Full details of the Heritage By-law are available on the Town of Sackville website; click on “Our Community” then “Heritage Board.” Hard copies are available on request at the Town Hall, as is a brochure explaining the by-law. The text of the provincial Heritage Conservation Act is also readily available online (Google “NB Heritage Conservation Act 2010”). The by-law designates two Municipal Conservation Areas: Area A, consisting of parts of Bridge Street, Main Street and York Street, and Area B, consisting of part of York Street. Once some experience has been gained, the Board is prepared to consider designating other areas within the town.
The heritage by-law applies to the following types of development within the designated areas:
- construction of new buildings;
- alterations to existing buildings;
- additions to existing buildings;
- relocation of buildings into or within the areas; and
- demolition of existing buildings.
In all cases (except demolition) the by-law applies only to the exterior of buildings. When any of these types of development are undertaken a Municipal Heritage Permit is now required (in addition to a Building Permit or Demolition permit from the Tantramar Planning District Commission). Broadly speaking the aim will be to ensure that any alterations respect the heritage character of a building, and that any additions are visually compatible with the character-defining elements of the existing building. Contemporary design of new buildings is encouraged provided that the design is compatible with the size, scale, materials and character of existing buildings within the conservation area. The Board is more than willing to meet with property owners in a spirit of friendly dialogue to discuss plans for their properties and to offer help and advice.
The Heritage Board will make every effort to encourage the preservation of heritage buildings.
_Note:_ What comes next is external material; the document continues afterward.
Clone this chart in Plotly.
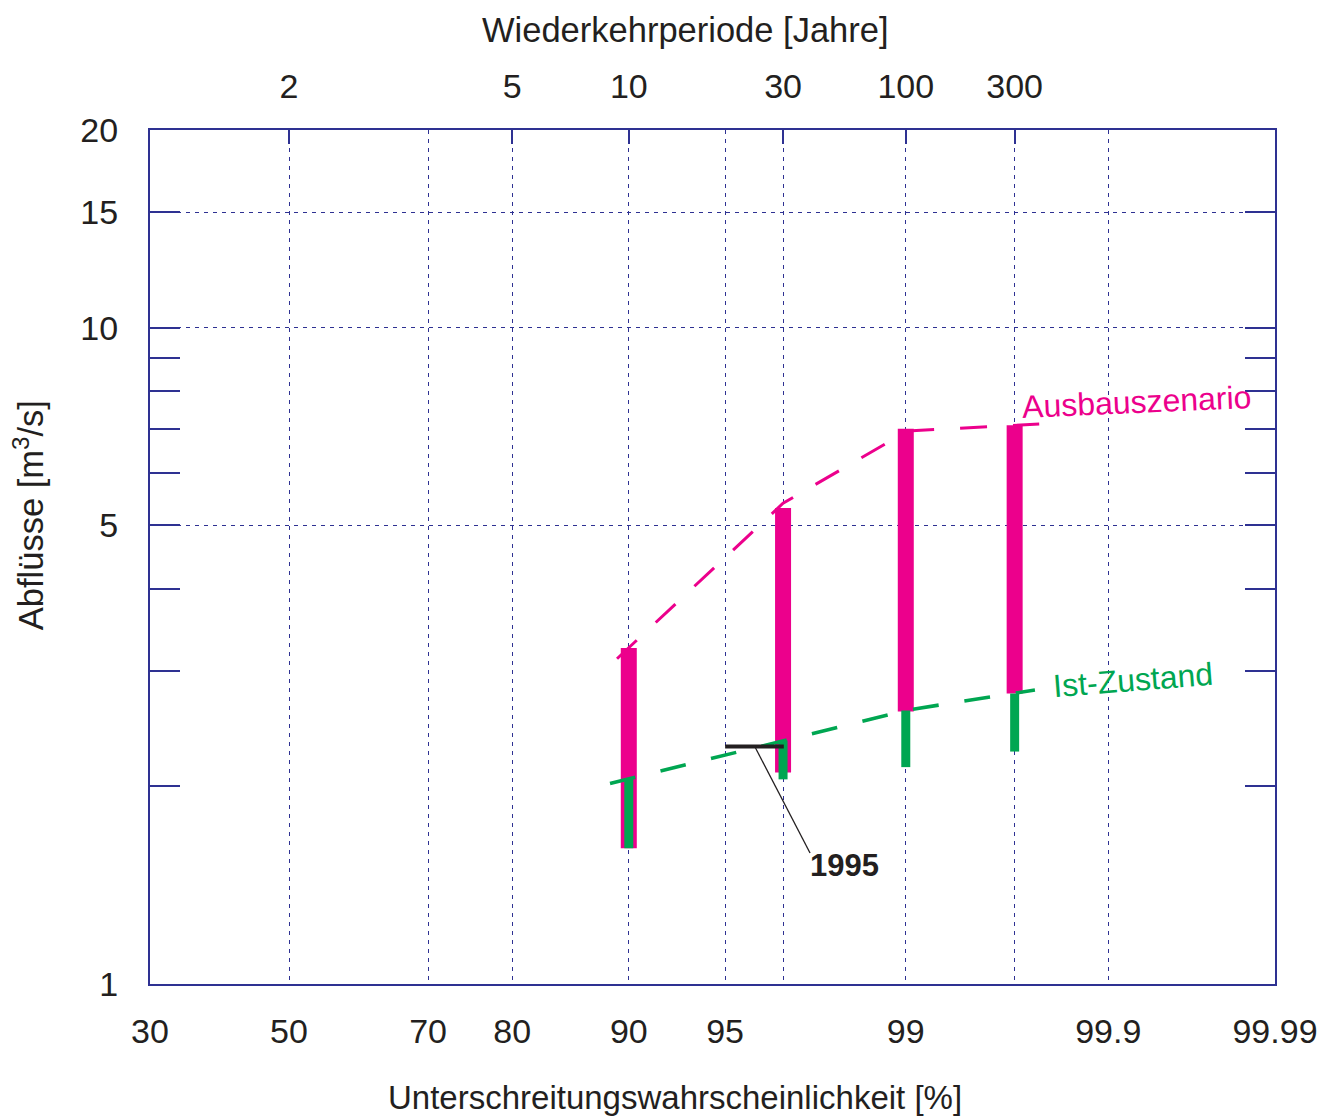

However, where preservation is simply not viable, the Board will (however reluctantly) issue a demolition permit provided that a) where possible, the building is offered for sale for a nominal sum on condition that it is removed from the site; b) the Heritage Board has been provided with any photographs, plans, or historical documents relating to the building, or copies thereof; and c) provision has been made for salvaging any items of historical or architectural interest or significance.
Hopefully the new heritage by-law will play a role in encouraging owners to preserve and maintain their properties, and in maintaining the heritage character of parts of Sackville’s downtown. However, a Heritage Board cannot work miracles, and it has no funding at its disposal. It can and will continue its programs of education (an aim it shares with the Tantramar Heritage Trust), recognizing that an aware and concerned public is the best guarantee that our heritage, that which we inherit from the past, will be preserved for future generations.